> **Challenge**:
Go through the records and copy each line where the word "code" occurs.

(Figure scripts)
↓↓↓

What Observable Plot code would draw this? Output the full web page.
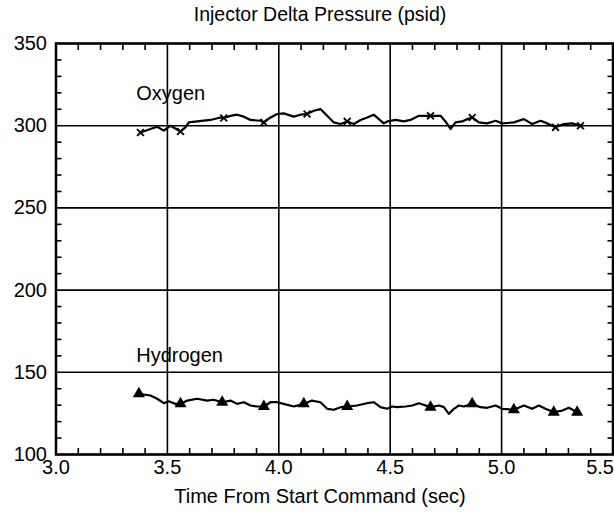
<!DOCTYPE html>
<html>
<head>
<meta charset="utf-8">
<script src="https://cdn.jsdelivr.net/npm/d3@7"></script>
<script src="https://cdn.jsdelivr.net/npm/@observablehq/plot@0.6"></script>
<style>
  body { margin: 0; background: #fff; overflow: hidden; }
  #wrap { width: 614px; font-family: "Liberation Sans", Arial, sans-serif; color: #000; }
  .title { width: 614px; box-sizing: border-box; padding-left: 26px; height: 30px; line-height: 28px; font-size: 19.5px; text-align: center; }
  .xlabel { width: 614px; box-sizing: border-box; padding-left: 26px; height: 40px; line-height: 28px; font-size: 20px; text-align: center; }
  svg { display: block; }
</style>
</head>
<body>
<div id="wrap">
  <div class="title">Injector Delta Pressure (psid)</div>
  <div id="chart"></div>
  <div class="xlabel">Time From Start Command (sec)</div>
</div>
<script>
// ---- data ----
const oxygenTime = [3.379, 3.424, 3.454, 3.484, 3.514, 3.559, 3.581, 3.596, 3.634, 3.693, 3.738, 3.753, 3.783, 3.813, 3.843, 3.873, 3.918, 3.933, 3.963, 3.993, 4.022, 4.067, 4.097, 4.127, 4.157, 4.187, 4.217, 4.247, 4.277, 4.307, 4.337, 4.367, 4.397, 4.426, 4.449, 4.471, 4.487, 4.524, 4.561, 4.591, 4.629, 4.681, 4.726, 4.748, 4.771, 4.793, 4.823, 4.846, 4.868, 4.898, 4.935, 4.973, 5.003, 5.055, 5.100, 5.137, 5.175, 5.205, 5.242, 5.279, 5.317, 5.354];
const oxygenPsid = [295.9, 298.0, 299.4, 297.0, 300.0, 296.5, 299.0, 302.0, 302.6, 303.5, 305.0, 304.7, 306.0, 306.7, 305.5, 303.5, 303.0, 302.0, 305.0, 307.1, 307.5, 305.5, 306.7, 307.1, 309.1, 310.1, 306.0, 302.0, 301.0, 302.6, 301.0, 303.5, 305.0, 306.7, 304.0, 301.4, 302.6, 303.5, 302.6, 303.5, 306.0, 306.0, 306.0, 302.6, 298.0, 302.0, 302.6, 304.0, 305.0, 302.0, 301.4, 303.0, 301.4, 302.0, 304.0, 301.0, 303.0, 301.4, 299.0, 301.0, 301.4, 300.0];
const oxygenMarkTime = [3.379, 3.559, 3.753, 3.933, 4.127, 4.307, 4.681, 4.868, 5.242, 5.354];
const oxygenMarkPsid = [295.9, 296.5, 304.7, 302.0, 307.1, 302.6, 306.0, 305.0, 299.0, 300.0];

const hydrogenTime = [3.372, 3.394, 3.424, 3.454, 3.484, 3.506, 3.536, 3.559, 3.589, 3.634, 3.678, 3.708, 3.746, 3.783, 3.813, 3.843, 3.873, 3.903, 3.933, 3.963, 3.993, 4.022, 4.067, 4.112, 4.149, 4.187, 4.217, 4.247, 4.277, 4.307, 4.351, 4.396, 4.426, 4.456, 4.487, 4.509, 4.531, 4.569, 4.599, 4.629, 4.681, 4.719, 4.741, 4.763, 4.786, 4.808, 4.831, 4.868, 4.905, 4.935, 4.973, 5.003, 5.055, 5.100, 5.137, 5.167, 5.197, 5.234, 5.272, 5.302, 5.339];
const hydrogenPsid = [136.9, 136.5, 135.9, 133.9, 131.2, 132.4, 130.8, 130.8, 132.8, 133.9, 132.8, 133.3, 131.8, 132.8, 130.8, 131.8, 129.8, 129.2, 129.2, 131.8, 131.8, 130.8, 129.2, 130.8, 132.8, 131.8, 127.8, 127.2, 128.8, 129.2, 129.8, 131.2, 131.8, 128.8, 127.8, 129.2, 128.8, 129.2, 129.8, 131.2, 128.8, 129.8, 128.8, 124.7, 127.8, 129.8, 129.2, 130.8, 128.8, 128.4, 129.8, 127.8, 127.2, 129.8, 127.8, 129.8, 127.8, 125.7, 126.7, 128.4, 125.7];
const hydrogenMarkTime = [3.372, 3.559, 3.746, 3.933, 4.112, 4.307, 4.681, 4.868, 5.055, 5.234, 5.339];
const hydrogenMarkPsid = [136.9, 130.8, 131.8, 129.2, 130.8, 129.2, 128.8, 130.8, 127.2, 125.7, 125.7];

const seriesNames = ["Oxygen", "Hydrogen"];
const seriesLabelTime = [3.36, 3.36];
const seriesLabelPsid = [315.5, 156.5];

const xMajorTicks = [3.0, 3.5, 4.0, 4.5, 5.0, 5.5];
const xTickLabels = ["3.0", "3.5", "4.0", "4.5", "5.0", "5.5"];
const xMinorTicks = [3.1, 3.2, 3.3, 3.4, 3.6, 3.7, 3.8, 3.9, 4.1, 4.2, 4.3, 4.4, 4.6, 4.7, 4.8, 4.9, 5.1, 5.2, 5.3, 5.4];
const yMajorTicks = [100, 150, 200, 250, 300, 350];
const yTickLabels = ["100", "150", "200", "250", "300", "350"];
const yMinorTicks = [110, 120, 130, 140, 160, 170, 180, 190, 210, 220, 230, 240, 260, 270, 280, 290, 310, 320, 330, 340];

// ---- build tables ----
const oxygen = oxygenTime.map((t, i) => ({t, v: oxygenPsid[i]}));
const hydrogen = hydrogenTime.map((t, i) => ({t, v: hydrogenPsid[i]}));
const oxygenMarks = oxygenMarkTime.map((t, i) => ({t, v: oxygenMarkPsid[i]}));
const hydrogenMarks = hydrogenMarkTime.map((t, i) => ({t, v: hydrogenMarkPsid[i]}));
const labels = seriesNames.map((name, i) => ({name, t: seriesLabelTime[i], v: seriesLabelPsid[i]}));
const lastX = xMajorTicks.length - 1;

const font = '"Liberation Sans", Arial, sans-serif';
const minorLen = -6;

const chart = Plot.plot({
  width: 614,
  height: 452,
  marginTop: 13,
  marginLeft: 55.5,
  marginRight: 1.5,
  marginBottom: 28,
  style: {fontFamily: font, fontSize: "20px", color: "#000", background: "#fff", overflow: "visible"},
  x: {domain: [3.0, 5.5]},
  y: {domain: [100, 350]},
  marks: [
    Plot.gridX(xMajorTicks, {stroke: "#000", strokeOpacity: 1, strokeWidth: 1.6}),
    Plot.gridY(yMajorTicks, {stroke: "#000", strokeOpacity: 1, strokeWidth: 1.6}),
    Plot.axisX({anchor: "bottom", ticks: xMinorTicks, tickSize: minorLen, fill: "none", strokeWidth: 1.6, label: null}),
    Plot.axisX({anchor: "top", ticks: xMinorTicks, tickSize: minorLen, fill: "none", strokeWidth: 1.6, label: null}),
    Plot.axisY({anchor: "left", ticks: yMinorTicks, tickSize: minorLen, fill: "none", strokeWidth: 1.6, label: null}),
    Plot.axisY({anchor: "right", ticks: yMinorTicks, tickSize: minorLen, fill: "none", strokeWidth: 1.6, label: null}),
    Plot.axisX({anchor: "bottom", ticks: xMajorTicks.slice(0, lastX), tickSize: 0, tickPadding: 5, fontSize: 20,
      tickFormat: (d, i) => xTickLabels[i], label: null}),
    Plot.axisX({anchor: "bottom", ticks: xMajorTicks.slice(lastX), tickSize: 0, tickPadding: 5, fontSize: 20,
      textAnchor: "end", dx: 1, tickFormat: () => xTickLabels[lastX], label: null}),
    Plot.axisY({anchor: "left", ticks: yMajorTicks, tickSize: 0, tickPadding: 9, fontSize: 20,
      tickFormat: (d, i) => yTickLabels[i], label: null}),
    Plot.frame({stroke: "#000", strokeWidth: 2.5}),
    Plot.line(oxygen, {x: "t", y: "v", stroke: "#000", strokeWidth: 2.2, curve: "linear"}),
    Plot.line(hydrogen, {x: "t", y: "v", stroke: "#000", strokeWidth: 2.2, curve: "linear"}),
    Plot.dot(oxygenMarks, {x: "t", y: "v", symbol: "times", r: 3.2, stroke: "#000", strokeWidth: 1.8}),
    Plot.dot(hydrogenMarks, {x: "t", y: "v", symbol: "triangle", r: 4.5, fill: "#000", stroke: "none"}),
    Plot.text(labels, {x: "t", y: "v", text: "name", textAnchor: "start", lineAnchor: "bottom", fontSize: 20, fill: "#000"})
  ]
});
document.getElementById("chart").appendChild(chart);
</script>
</body>
</html>
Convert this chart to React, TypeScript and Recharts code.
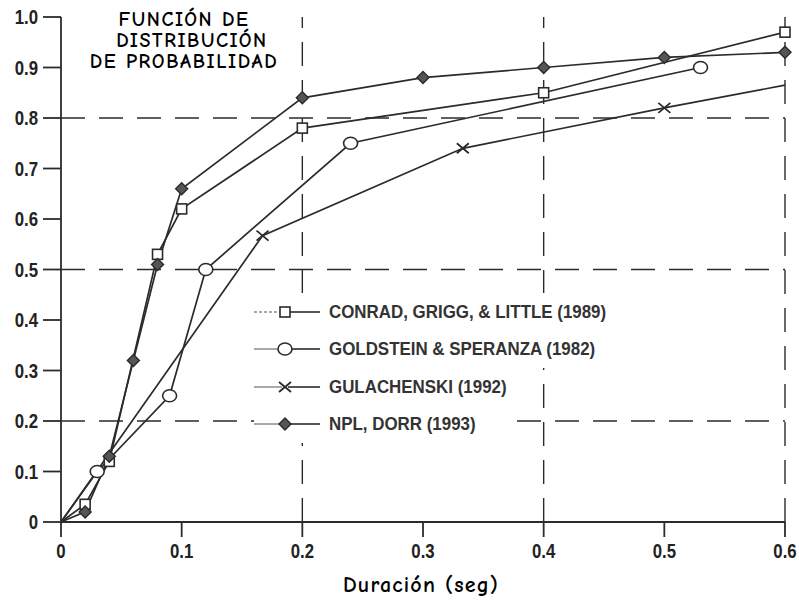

↑↑↑

> **Answer below**:
What Observable Plot code would draw this? Output the full web page.
Convert this chart to React, TypeScript and Recharts code.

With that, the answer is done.